◆ OBJECTIVE: How many lines of these entries hold the string "chart"? Reply with the number alone.

Records contained in a dataset:

------------------------------------------------

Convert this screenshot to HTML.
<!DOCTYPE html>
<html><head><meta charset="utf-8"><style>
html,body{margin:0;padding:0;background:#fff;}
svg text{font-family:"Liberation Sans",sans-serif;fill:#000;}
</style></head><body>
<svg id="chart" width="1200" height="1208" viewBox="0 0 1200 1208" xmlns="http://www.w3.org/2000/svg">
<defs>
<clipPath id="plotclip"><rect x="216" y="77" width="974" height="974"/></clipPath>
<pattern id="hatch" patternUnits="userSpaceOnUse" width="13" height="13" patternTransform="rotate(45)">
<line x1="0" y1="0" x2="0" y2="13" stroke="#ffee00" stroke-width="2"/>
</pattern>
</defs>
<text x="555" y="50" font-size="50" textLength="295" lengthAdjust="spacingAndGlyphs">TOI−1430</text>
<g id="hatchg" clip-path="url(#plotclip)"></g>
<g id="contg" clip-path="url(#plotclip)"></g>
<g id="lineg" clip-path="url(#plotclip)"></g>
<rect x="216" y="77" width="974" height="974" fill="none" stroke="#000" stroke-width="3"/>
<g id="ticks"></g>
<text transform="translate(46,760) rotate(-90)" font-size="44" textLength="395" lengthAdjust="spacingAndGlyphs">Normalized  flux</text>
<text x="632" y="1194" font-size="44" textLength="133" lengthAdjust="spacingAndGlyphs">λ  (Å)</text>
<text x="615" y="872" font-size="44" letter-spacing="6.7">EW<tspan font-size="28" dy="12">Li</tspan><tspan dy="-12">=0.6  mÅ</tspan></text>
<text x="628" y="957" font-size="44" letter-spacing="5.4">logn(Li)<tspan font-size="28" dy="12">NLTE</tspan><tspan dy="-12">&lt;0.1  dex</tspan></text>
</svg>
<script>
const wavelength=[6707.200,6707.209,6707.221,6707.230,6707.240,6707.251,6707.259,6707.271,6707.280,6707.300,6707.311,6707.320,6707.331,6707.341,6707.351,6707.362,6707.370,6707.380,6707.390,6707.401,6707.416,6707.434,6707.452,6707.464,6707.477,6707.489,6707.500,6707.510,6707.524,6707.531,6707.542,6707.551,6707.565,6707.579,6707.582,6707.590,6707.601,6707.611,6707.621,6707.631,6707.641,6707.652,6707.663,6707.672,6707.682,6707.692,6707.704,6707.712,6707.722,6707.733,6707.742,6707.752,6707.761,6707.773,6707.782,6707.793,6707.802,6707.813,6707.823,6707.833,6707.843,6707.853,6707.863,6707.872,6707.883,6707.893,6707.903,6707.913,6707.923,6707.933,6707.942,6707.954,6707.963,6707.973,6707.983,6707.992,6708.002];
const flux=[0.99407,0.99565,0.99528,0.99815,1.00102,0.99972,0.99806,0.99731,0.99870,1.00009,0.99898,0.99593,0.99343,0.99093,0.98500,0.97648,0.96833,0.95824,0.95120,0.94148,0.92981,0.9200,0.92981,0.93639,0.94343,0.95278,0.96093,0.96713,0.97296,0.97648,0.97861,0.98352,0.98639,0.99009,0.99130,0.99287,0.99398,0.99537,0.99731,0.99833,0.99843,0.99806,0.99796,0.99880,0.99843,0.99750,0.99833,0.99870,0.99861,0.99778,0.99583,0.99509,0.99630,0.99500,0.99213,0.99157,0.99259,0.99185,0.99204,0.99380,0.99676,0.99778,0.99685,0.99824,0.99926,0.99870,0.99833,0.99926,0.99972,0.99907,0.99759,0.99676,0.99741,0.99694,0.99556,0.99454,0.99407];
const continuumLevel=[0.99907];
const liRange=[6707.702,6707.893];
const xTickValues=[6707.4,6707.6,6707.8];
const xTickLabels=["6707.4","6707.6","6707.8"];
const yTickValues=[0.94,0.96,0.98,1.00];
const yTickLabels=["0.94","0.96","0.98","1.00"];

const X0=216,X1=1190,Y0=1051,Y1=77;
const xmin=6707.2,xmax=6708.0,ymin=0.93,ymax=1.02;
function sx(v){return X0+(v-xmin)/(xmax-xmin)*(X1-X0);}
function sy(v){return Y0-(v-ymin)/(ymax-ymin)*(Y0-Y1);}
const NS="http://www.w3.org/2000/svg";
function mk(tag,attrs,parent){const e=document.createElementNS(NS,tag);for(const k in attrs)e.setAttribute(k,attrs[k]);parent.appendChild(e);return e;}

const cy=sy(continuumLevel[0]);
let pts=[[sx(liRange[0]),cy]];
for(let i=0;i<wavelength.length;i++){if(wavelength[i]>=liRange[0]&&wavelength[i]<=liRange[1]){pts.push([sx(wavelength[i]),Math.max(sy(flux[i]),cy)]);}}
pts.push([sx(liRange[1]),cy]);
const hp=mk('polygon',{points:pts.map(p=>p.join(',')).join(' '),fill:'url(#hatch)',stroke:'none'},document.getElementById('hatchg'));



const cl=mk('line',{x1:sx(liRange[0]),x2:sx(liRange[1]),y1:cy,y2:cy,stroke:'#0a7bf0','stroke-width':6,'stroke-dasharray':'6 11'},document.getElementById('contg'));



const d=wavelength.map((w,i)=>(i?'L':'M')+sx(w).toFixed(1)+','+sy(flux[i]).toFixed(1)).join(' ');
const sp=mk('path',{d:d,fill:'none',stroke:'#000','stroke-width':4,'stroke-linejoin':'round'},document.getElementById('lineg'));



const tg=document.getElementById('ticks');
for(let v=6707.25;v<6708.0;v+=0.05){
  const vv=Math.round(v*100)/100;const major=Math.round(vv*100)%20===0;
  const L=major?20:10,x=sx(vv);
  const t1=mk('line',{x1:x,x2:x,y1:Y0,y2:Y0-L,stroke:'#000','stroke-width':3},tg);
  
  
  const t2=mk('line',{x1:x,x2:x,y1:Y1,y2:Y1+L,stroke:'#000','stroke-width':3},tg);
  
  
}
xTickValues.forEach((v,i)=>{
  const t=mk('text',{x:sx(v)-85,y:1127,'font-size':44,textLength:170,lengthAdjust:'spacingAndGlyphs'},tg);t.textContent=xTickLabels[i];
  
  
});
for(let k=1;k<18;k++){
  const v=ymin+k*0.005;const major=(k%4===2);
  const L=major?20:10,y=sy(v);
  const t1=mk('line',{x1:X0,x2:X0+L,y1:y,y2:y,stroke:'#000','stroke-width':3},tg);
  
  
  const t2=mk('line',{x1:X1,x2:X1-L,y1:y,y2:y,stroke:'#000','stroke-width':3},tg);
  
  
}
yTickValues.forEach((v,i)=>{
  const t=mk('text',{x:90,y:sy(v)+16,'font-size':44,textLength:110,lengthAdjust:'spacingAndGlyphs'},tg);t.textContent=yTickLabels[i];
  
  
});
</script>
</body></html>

------------------------------------------------

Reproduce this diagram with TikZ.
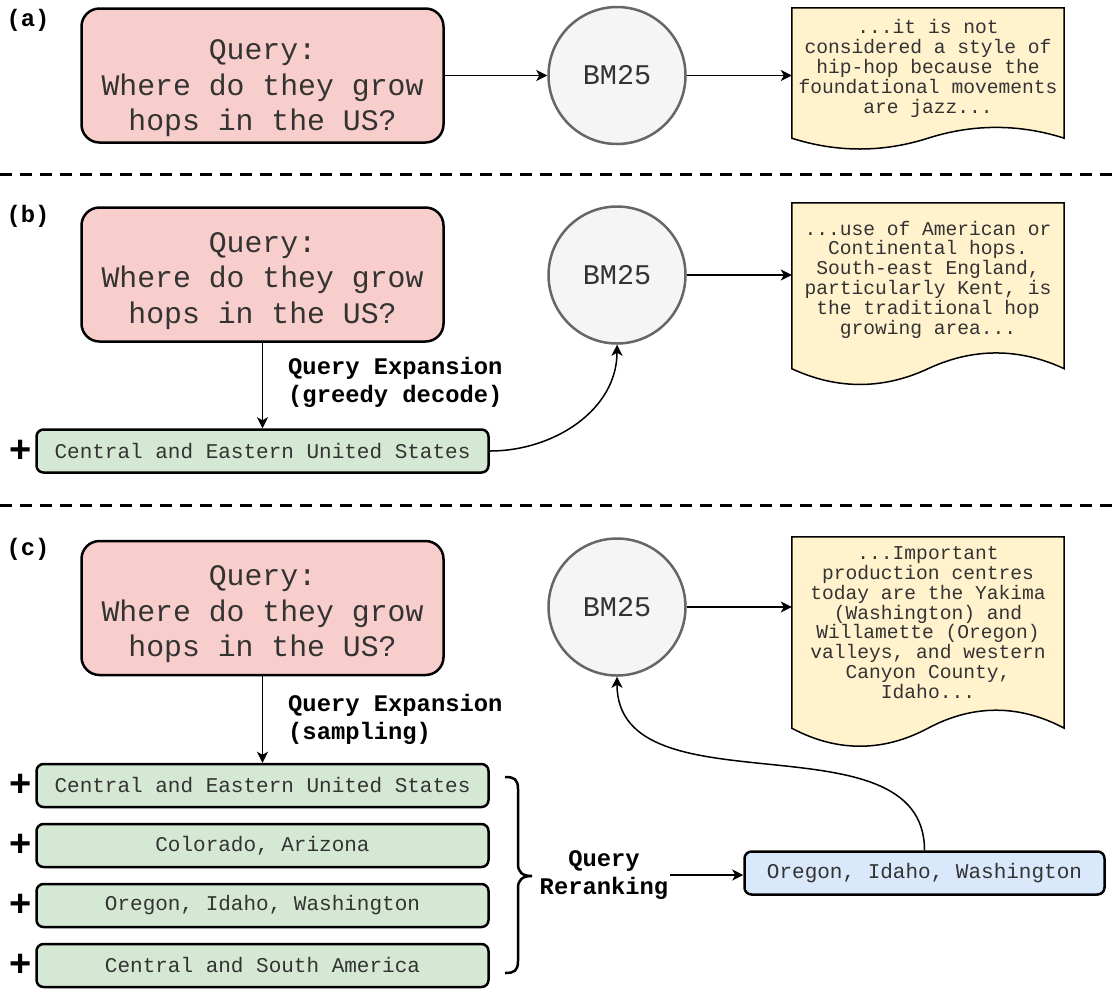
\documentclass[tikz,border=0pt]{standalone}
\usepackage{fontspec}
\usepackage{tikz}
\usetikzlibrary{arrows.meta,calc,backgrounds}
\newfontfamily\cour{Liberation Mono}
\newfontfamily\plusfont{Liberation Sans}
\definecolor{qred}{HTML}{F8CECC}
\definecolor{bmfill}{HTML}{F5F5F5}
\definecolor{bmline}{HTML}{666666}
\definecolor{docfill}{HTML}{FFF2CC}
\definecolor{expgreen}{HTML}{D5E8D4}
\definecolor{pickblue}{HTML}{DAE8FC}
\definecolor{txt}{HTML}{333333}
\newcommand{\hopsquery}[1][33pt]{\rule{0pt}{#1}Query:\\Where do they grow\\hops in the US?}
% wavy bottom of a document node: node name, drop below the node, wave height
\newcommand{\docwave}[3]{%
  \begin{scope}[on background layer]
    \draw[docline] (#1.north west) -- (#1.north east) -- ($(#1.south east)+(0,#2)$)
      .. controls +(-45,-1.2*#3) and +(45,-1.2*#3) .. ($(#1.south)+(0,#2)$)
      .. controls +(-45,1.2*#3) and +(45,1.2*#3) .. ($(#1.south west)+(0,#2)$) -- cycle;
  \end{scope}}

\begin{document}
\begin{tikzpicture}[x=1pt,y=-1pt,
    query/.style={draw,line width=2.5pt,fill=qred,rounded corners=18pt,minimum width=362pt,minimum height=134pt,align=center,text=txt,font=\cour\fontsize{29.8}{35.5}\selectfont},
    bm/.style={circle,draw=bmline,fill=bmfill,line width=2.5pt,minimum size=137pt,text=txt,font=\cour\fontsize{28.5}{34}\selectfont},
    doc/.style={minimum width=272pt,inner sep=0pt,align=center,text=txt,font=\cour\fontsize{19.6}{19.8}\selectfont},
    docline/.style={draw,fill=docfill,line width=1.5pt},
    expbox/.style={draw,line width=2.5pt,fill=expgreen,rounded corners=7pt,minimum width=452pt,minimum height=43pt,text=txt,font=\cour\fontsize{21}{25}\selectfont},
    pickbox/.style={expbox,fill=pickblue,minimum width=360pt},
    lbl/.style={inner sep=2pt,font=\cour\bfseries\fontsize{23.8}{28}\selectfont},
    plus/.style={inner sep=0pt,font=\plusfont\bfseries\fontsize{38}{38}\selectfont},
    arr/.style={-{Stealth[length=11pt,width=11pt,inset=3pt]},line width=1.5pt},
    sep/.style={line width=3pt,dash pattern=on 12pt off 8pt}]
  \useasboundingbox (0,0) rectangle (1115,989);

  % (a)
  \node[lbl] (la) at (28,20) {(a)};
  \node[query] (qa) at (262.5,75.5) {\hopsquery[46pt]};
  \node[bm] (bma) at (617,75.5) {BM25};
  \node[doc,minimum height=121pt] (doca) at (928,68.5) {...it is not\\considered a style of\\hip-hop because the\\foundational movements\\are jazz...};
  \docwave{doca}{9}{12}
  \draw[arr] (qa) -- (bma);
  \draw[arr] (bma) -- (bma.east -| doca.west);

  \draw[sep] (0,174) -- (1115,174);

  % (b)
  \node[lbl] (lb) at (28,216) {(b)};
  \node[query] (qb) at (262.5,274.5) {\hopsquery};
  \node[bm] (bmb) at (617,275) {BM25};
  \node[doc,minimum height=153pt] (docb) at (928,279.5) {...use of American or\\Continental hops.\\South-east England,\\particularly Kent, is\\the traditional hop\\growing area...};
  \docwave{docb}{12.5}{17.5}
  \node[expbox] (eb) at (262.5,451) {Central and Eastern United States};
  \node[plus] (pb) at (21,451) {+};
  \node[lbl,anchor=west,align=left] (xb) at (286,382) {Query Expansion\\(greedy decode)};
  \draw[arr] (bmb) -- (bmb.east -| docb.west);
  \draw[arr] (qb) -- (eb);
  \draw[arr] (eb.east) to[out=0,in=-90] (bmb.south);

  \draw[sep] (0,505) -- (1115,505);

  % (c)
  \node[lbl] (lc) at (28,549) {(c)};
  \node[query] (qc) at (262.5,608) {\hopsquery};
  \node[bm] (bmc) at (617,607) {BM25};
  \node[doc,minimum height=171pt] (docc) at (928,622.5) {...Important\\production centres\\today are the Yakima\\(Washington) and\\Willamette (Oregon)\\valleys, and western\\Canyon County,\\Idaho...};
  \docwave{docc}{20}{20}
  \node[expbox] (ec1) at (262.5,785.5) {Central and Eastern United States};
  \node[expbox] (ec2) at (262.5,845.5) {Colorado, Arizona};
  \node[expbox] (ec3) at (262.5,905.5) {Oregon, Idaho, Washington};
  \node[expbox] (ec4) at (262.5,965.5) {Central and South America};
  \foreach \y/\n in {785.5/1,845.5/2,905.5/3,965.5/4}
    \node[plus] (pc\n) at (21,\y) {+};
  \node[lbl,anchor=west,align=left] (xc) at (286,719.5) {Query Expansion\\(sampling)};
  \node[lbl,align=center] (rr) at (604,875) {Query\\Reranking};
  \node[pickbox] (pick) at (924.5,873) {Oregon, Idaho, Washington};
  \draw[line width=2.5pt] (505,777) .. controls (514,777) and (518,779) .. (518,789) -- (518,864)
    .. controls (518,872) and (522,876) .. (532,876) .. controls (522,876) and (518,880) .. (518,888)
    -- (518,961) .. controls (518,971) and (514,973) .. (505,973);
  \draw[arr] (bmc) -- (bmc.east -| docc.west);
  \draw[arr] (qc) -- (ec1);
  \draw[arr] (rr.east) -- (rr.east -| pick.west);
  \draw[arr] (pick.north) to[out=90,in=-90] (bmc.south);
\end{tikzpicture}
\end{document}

------------------------------------------------

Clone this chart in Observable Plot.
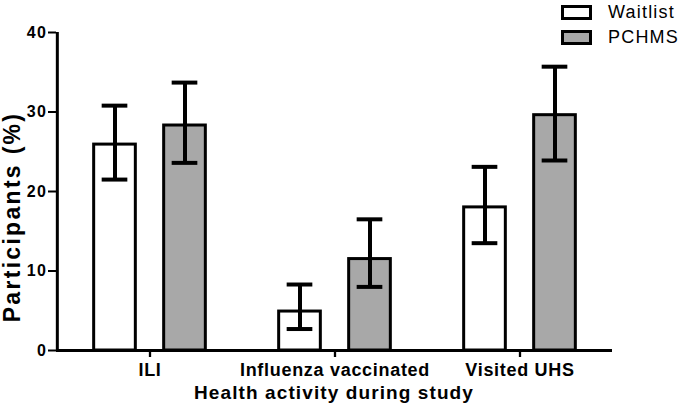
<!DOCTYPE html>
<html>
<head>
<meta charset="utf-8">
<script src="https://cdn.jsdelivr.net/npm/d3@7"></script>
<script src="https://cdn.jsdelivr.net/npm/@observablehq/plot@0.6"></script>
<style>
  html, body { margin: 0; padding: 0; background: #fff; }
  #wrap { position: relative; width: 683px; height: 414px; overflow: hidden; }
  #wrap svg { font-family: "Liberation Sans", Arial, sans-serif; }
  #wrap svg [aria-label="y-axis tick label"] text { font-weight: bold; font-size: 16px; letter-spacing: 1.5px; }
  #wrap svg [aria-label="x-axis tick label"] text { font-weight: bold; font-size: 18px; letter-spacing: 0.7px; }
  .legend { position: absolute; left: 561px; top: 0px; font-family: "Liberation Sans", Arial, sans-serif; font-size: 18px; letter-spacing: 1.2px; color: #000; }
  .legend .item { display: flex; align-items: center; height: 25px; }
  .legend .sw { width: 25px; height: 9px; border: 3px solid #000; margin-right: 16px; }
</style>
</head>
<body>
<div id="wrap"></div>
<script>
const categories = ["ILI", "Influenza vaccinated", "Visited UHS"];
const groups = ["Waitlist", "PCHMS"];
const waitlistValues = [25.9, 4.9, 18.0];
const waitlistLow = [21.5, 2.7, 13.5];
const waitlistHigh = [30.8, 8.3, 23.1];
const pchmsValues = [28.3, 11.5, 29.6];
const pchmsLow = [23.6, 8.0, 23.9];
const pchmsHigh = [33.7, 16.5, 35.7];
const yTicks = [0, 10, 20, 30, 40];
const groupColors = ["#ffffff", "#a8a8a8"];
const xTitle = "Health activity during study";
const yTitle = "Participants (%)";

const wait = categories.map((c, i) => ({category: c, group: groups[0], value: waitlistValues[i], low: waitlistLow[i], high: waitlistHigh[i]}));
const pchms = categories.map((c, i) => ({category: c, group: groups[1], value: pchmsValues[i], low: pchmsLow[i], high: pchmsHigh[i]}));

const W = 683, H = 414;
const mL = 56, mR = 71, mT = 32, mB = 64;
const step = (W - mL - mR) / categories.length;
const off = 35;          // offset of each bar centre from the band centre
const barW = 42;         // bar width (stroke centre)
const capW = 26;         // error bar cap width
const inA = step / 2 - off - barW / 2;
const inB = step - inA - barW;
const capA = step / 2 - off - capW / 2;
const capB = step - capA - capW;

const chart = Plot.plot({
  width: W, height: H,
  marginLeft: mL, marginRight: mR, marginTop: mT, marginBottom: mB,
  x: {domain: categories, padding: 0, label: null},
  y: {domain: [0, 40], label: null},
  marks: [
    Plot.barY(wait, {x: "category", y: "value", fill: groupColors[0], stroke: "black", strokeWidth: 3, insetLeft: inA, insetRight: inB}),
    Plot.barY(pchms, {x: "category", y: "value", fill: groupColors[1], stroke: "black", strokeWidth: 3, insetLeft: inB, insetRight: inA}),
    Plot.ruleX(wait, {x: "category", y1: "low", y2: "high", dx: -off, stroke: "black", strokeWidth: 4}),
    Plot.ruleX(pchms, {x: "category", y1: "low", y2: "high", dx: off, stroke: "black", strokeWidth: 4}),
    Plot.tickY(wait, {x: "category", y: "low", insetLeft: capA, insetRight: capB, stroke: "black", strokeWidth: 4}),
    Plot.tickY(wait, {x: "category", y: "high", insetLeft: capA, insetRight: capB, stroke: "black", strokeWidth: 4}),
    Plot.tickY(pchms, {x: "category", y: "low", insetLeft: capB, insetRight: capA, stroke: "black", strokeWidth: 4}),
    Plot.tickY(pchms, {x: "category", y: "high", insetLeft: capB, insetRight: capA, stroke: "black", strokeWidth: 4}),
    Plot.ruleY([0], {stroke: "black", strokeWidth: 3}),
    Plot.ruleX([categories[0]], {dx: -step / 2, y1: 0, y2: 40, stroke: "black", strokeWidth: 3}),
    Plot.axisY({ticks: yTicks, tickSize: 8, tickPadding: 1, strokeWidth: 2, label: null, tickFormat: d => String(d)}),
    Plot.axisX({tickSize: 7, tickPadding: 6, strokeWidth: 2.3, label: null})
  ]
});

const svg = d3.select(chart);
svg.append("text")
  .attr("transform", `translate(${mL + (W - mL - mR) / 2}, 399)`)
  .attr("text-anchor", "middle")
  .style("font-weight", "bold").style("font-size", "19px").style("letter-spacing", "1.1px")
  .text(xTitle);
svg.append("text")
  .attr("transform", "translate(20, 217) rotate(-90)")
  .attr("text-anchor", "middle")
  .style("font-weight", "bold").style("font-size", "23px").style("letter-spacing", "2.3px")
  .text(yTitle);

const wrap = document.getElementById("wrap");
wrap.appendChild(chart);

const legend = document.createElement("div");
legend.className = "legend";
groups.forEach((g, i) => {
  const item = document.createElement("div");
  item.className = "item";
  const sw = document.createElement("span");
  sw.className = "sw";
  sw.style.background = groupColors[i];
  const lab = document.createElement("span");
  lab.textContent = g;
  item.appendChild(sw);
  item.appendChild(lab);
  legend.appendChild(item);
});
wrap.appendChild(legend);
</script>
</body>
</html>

------------------------------------------------

◆ TASK OUTPUT: 5